We can now add the whois command along with the echo and check again:

for i in $(cat sorted-IPs.txt | awk '{print $2}'); do echo whois $i; done
whois 78.194.172.51
whois 116.31.116.48
whois 218.65.30.53
whois 91.197.232.11
whois 218.65.30.123
whois 193.201.224.218

We now now that our for loop will run the correct command when we remove the echo.

Step 3 – Using whois and filtering the output

We can remove the echo and the for loop will run whois on each IP address.

The whois output contains many lines of information. However, we only want to find out the country that the IP address originated from.

Fortunately, the whois output includes a country: line e.g.:

country:        UA

We simply need to use grep and awk again to filter out this line and select the country code. Where we test on a single IP rather than using the for loop:

whois IP | grep -m1 country | awk '{print $2}'

The -m1 option instructs grep to only return the first instance it finds. This is necessary because the country line is sometimes repeated several times.

Placing this into our for loop gives us:

for i in $(cat sorted-IPs.txt | awk '{print $2}'); do whois $i | grep -m1 country | awk '{print $2}'; done
FR
CN
CN
CZ
CN
UA

This is OK, but the output would be much more useful if the IP was also printed along with the country code.

Step 4 – Adding the IP to the output

We will explore two ways of adding the IP alongside the country code in the output. The first is simpler but less pretty than the second.

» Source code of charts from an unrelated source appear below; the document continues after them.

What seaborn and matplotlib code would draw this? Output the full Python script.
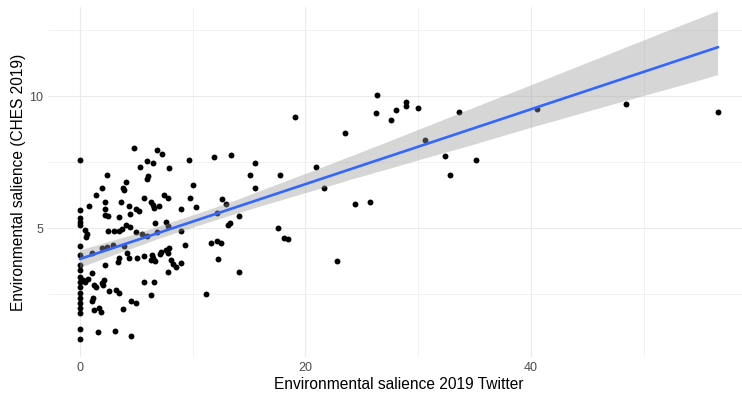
import numpy as np
import pandas as pd
import matplotlib
matplotlib.use("Agg")
import matplotlib.pyplot as plt
import matplotlib.collections as mcoll
import seaborn as sns

# Twitter environmental salience 2019 (x) and CHES 2019 environmental salience (y)
twitter_zero_ches = [7.58, 5.69, 5.38, 5.25, 5.12, 4.33, 3.99, 3.61, 3.42, 3.17,
                     2.98, 2.79, 2.54, 2.35, 2.16, 1.98, 1.79, 1.19, 0.80]

twitter = [
    2.41, 1.93, 1.44, 3.86, 3.95, 4.10, 2.24, 3.66, 0.82, 2.24,
    4.33, 2.20, 2.47, 3.44, 4.10, 0.46, 0.60, 0.55, 2.53, 3.03,
    3.50, 3.74, 1.05, 1.93, 2.41, 2.91, 3.95, 4.15, 3.44, 3.35,
    1.05, 2.24, 0.25, 0.46, 0.69, 1.29, 1.44, 1.93, 2.11, 2.02,
    2.62, 3.21, 3.50, 1.14, 1.05, 1.22, 1.67, 1.88, 3.86, 1.58,
    3.12, 4.54, 4.84, 6.81, 7.29, 5.93, 6.52, 5.34, 7.88, 6.08,
    5.93, 7.50, 7.79, 5.66, 6.32, 6.46, 6.61, 6.99, 4.99, 5.22,
    4.48, 8.98, 4.45, 6.70, 7.59, 7.79, 4.99, 5.48, 5.96, 6.81,
    4.39, 5.08, 5.72, 6.41, 6.52, 6.32, 6.67, 7.14, 7.20, 7.65,
    7.88, 7.79, 8.09, 8.23, 8.54, 8.98, 7.79, 5.66, 6.61, 6.26,
    4.54, 4.99, 9.65, 11.87, 13.42, 10.07, 9.78, 10.31, 12.62, 12.97,
    14.09, 12.17, 8.98, 13.27, 13.11, 11.64, 12.14, 12.53, 9.33, 12.23,
    14.09, 11.14, 15.57, 15.04, 17.71, 15.57, 17.55, 18.08, 18.44, 19.03,
    26.37, 26.28, 27.55, 27.99, 28.88, 28.94, 29.97, 33.59, 23.47, 30.57,
    32.40, 35.16, 32.85, 20.90, 21.61, 24.42, 25.69, 22.82, 40.57, 48.38,
    56.59,
]
ches = [
    7.01, 6.51, 6.25, 6.53, 6.43, 6.76, 5.99, 5.99, 5.84, 5.74,
    5.85, 5.50, 5.45, 5.43, 5.12, 4.94, 4.78, 4.66, 4.89, 4.89,
    4.91, 4.97, 4.08, 4.24, 4.28, 4.37, 4.33, 4.05, 3.87, 3.71,
    3.30, 3.61, 3.05, 2.98, 3.07, 2.86, 2.79, 2.94, 3.05, 2.86,
    2.64, 2.67, 2.54, 2.35, 2.23, 1.91, 1.98, 1.85, 1.95, 1.09,
    1.13, 0.94, 8.02, 7.96, 7.81, 7.54, 7.48, 7.31, 7.27, 6.99,
    6.86, 6.26, 6.13, 6.13, 6.01, 5.88, 5.76, 5.84, 5.73, 5.65,
    5.53, 5.72, 5.06, 5.19, 5.23, 5.10, 4.87, 4.77, 4.72, 4.85,
    3.87, 3.87, 3.95, 3.99, 3.87, 3.80, 3.78, 4.03, 4.12, 4.18,
    4.24, 4.08, 3.80, 3.65, 3.55, 3.70, 3.34, 2.98, 2.98, 2.48,
    2.23, 2.16, 7.58, 7.68, 7.77, 6.64, 6.13, 5.82, 6.10, 5.92,
    5.48, 5.57, 4.90, 5.19, 5.12, 4.43, 4.52, 4.43, 4.37, 3.84,
    3.36, 2.52, 7.46, 7.02, 7.02, 6.51, 5.02, 4.64, 4.58, 9.20,
    10.04, 9.35, 9.08, 9.48, 9.76, 9.64, 9.56, 9.41, 8.61, 8.34,
    7.74, 7.59, 7.02, 7.31, 6.51, 5.92, 5.99, 3.78, 9.51, 9.70,
    9.41,
]

x_ticks = [0, 20, 40]
y_ticks = [5, 10]

df = pd.DataFrame({
    "twitter": [0.0] * len(twitter_zero_ches) + twitter,
    "ches": twitter_zero_ches + ches,
})

sns.set_theme(style="white")
plt.rcParams["font.family"] = ["Liberation Sans", "DejaVu Sans"]

W, H = 742, 401
fig = plt.figure(figsize=(W / 100, H / 100), dpi=100)
# panel runs slightly past the right edge (the reference is cropped there)
ax = fig.add_axes([48 / W, (H - 357) / H, (750 - 48) / W, (357 - 7) / H])

sns.regplot(data=df, x="twitter", y="ches", ax=ax, ci=95, n_boot=1000, seed=1,
            color="#999999",
            scatter_kws={"color": "black", "s": 18, "linewidths": 0, "alpha": 1},
            line_kws={"color": "#3366FF", "linewidth": 1.9})

# style the confidence band like ggplot's geom_smooth
for coll in ax.collections:
    if isinstance(coll, mcoll.PolyCollection):
        coll.set_alpha(None)
        coll.set_facecolor((0.6, 0.6, 0.6, 0.4))
        coll.set_edgecolor("none")

ax.set_xlim(-2.83, 59.42)
ax.set_ylim(0.13, 13.37)
ax.set_xticks(x_ticks)
ax.set_xticks([10, 30, 50], minor=True)
ax.set_yticks(y_ticks)
ax.set_yticks([2.5, 7.5, 12.5], minor=True)
ax.grid(True, which="major", color="#EBEBEB", linewidth=0.8)
ax.grid(True, which="minor", color="#EBEBEB", linewidth=0.45)
ax.set_axisbelow(True)
for s in ax.spines.values():
    s.set_visible(False)
ax.tick_params(axis="both", which="both", length=0, labelsize=9,
               labelcolor="#4D4D4D", pad=3.5)

ax.set_xlabel("Environmental salience 2019 Twitter", fontsize=11.2, color="black", labelpad=2)
ax.set_ylabel("Environmental salience (CHES 2019)", fontsize=11.2, color="black", labelpad=2)

fig.savefig("out.png", dpi=100)
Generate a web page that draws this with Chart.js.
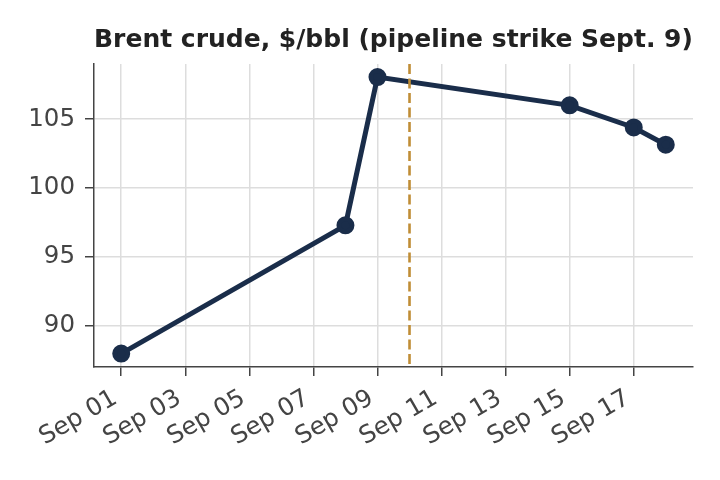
<!DOCTYPE html>
<html>
<head>
<meta charset="utf-8">
<script src="https://cdn.jsdelivr.net/npm/chart.js@4.4.1/dist/chart.umd.min.js"></script>
<style>
html,body{margin:0;padding:0;background:#fff;}
#wrap{width:720px;height:480px;position:relative;}
</style>
</head>
<body>
<div id="wrap"><canvas id="c" width="720" height="480"></canvas></div>
<script>
const dayNumbers = [1, 8, 9, 15, 17, 18];
const prices = [88.0, 97.3, 108.05, 106.0, 104.4, 103.15];
const tickDays = [1, 3, 5, 7, 9, 11, 13, 15, 17];
const tickLabels = ["Sep 01","Sep 03","Sep 05","Sep 07","Sep 09","Sep 11","Sep 13","Sep 15","Sep 17"];
const yTicks = [90, 95, 100, 105];
const strikeDay = 10;
const titleText = "Brent crude, $/bbl (pipeline strike Sept. 9)";

const FONT = "'DejaVu Sans', sans-serif";

const overlay = {
  id: 'overlay',
  beforeDraw(chart) {
    const items = chart.scales.x.getLabelItems();
    items.forEach(it => {
      if (it.options && it.options.translation) {
        it.options.translation = [it.options.translation[0] - 6, it.options.translation[1]];
      }
    });
  },
  afterDatasetsDraw(chart) {
    const {ctx, chartArea, scales} = chart;
    const x = scales.x.getPixelForValue(strikeDay);
    ctx.save();
    ctx.strokeStyle = '#c08d36';
    ctx.lineWidth = 2.6;
    ctx.setLineDash([10, 4.5]);
    ctx.beginPath();
    ctx.moveTo(x, chartArea.top);
    ctx.lineTo(x, chartArea.bottom);
    ctx.stroke();
    ctx.restore();
  },
  afterDraw(chart) {
    const {ctx, chartArea} = chart;
    ctx.save();
    ctx.font = "bold 25px " + FONT;
    ctx.fillStyle = '#222';
    ctx.textAlign = 'center';
    ctx.textBaseline = 'alphabetic';
    ctx.fillText(titleText, (chartArea.left + chartArea.right) / 2, 47);
    ctx.restore();
  }
};

new Chart(document.getElementById('c'), {
  type: 'line',
  data: {
    datasets: [{
      data: dayNumbers.map((d, i) => ({x: d, y: prices[i]})),
      borderColor: '#1a2d4a',
      backgroundColor: '#1a2d4a',
      borderWidth: 5,
      pointRadius: 6.5,
      pointHoverRadius: 6.5,
      tension: 0
    }]
  },
  options: {
    responsive: false,
    animation: false,
    devicePixelRatio: 1,
    layout: {padding: {top: 64, right: 27, left: 0, bottom: 0}},
    plugins: {legend: {display: false}, tooltip: {enabled: false}, title: {display: false}},
    scales: {
      x: {
        type: 'linear',
        min: 0.15,
        max: 18.85,
        afterBuildTicks(s) { s.ticks = tickDays.map(v => ({value: v})); },
        afterFit(s) { s.height = 113; },
        grid: {color: '#dddddd', lineWidth: 1.5, tickColor: '#444', tickLength: 9, drawTicks: true},
        border: {color: '#444', width: 1.5},
        ticks: {
          autoSkip: false,
          maxRotation: 30, minRotation: 30,
          color: '#444',
          font: {family: FONT, size: 24.5},
          padding: 8,
          callback(v) { const i = tickDays.indexOf(v); return i >= 0 ? tickLabels[i] : ''; }
        }
      },
      y: {
        min: 87.03,
        max: 109.0,
        afterBuildTicks(s) { s.ticks = yTicks.map(v => ({value: v})); },
        afterFit(s) { s.width = 94; },
        grid: {color: '#dddddd', lineWidth: 1.5, tickColor: '#444', tickLength: 9},
        border: {color: '#444', width: 1.5},
        ticks: {color: '#444', font: {family: FONT, size: 24.5}, padding: 10}
      }
    }
  },
  plugins: [overlay]
});
</script>
</body>
</html>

The first way to add the IP to the output is to use the fact that we can run as many commands as we want during each iteration of the for loop. Each command we want to run is separated by a semicolon ;. We simply need to add echo $i before the whois command and the IP will get printed and then the country code. This is the for loop along with the output:

for i in $(cat sorted-IPs.txt | awk '{print $2}'); do echo $i; whois $i | grep -m1 country | awk '{print $2}'; done           
78.194.172.51
FR
116.31.116.48
CN
218.65.30.53
CN
91.197.232.11
CZ
218.65.30.123
CN
193.201.224.218
UA

As you can see, the IP and the country code end up consecutive lines. This is OK. The information is all there but it would be much more useful if both the IP and country appeared on the same line. This is possible by utilizing command substitution again.

This can be achieved by placing whois $i | grep -m1 country | awk '{print $2}' inside command expansion brackets and then use echo to print the IP and then results of what is inside the expansion brackets i.e.:

echo “$i $(whois $i | grep -m1 country | awk '{print $2}'”

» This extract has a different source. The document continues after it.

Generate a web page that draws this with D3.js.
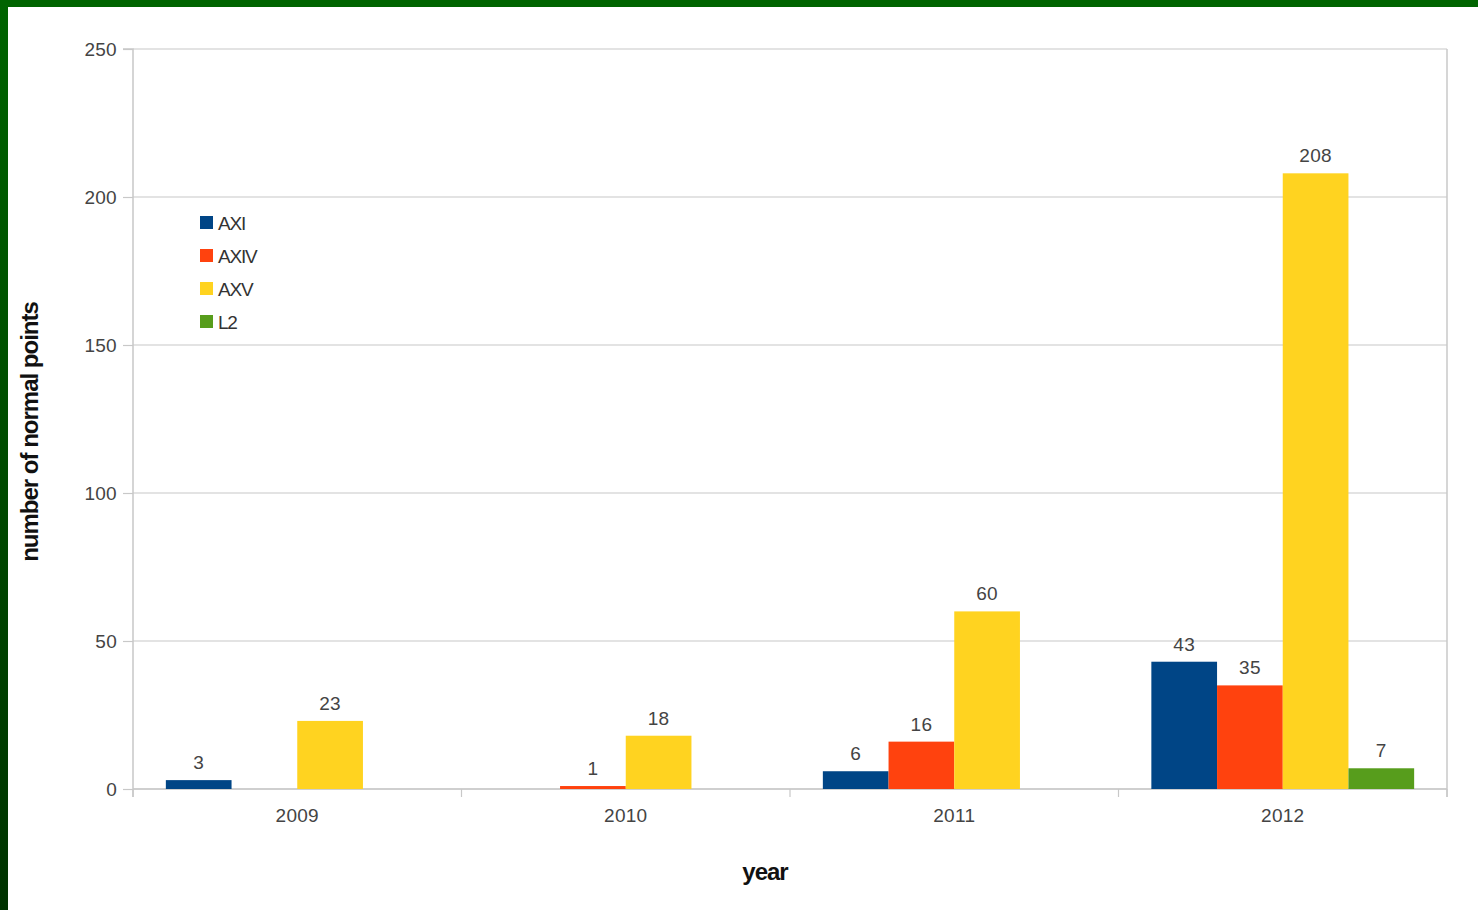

When this is used in the for loop it gives us:

for i in $(cat sorted-IPs.txt | awk '{print $2}'); do echo "$i $(whois $i | grep -m1 country | awk '{print $2}')"; done
78.194.172.51 FR
116.31.116.48 CN
218.65.30.53 CN
91.197.232.11 CZ
218.65.30.123 CN
193.201.224.218 UA

This is great but not perfect. It would be even prettier if the country codes lined up.

This is not really necessary but also not difficult with all the tools available on the command line. The column command is a tool dedicated to putting information into neat columns. All we have to do is to pipe the entire for loop into column -t and it will format the output neatly.

Here is the entire for loop being piped into column -t along with the output:

for i in $(cat sorted-IPs.txt | awk '{print $2}'); do echo "$i $(whois $i | grep -m1 country | awk '{print $2}')"; done | column -t
78.194.172.51    FR
116.31.116.48    CN
218.65.30.53     CN
91.197.232.11    CZ
218.65.30.123    CN
193.201.224.218  UA

Much better. Very often being able to do something on the command line quickly is only a matter of knowing what tools are available.

Conclusion

The objective of this series of guides was to walk you through using bash tools to extract and manipulate data on the command line in order to answer a common question put to system administrators. I hope you noticed that we employed the same tools wherever possible to get the result we needed. When you have become familiar with these tools you will be able to process data rapidly without ever leaving the command line.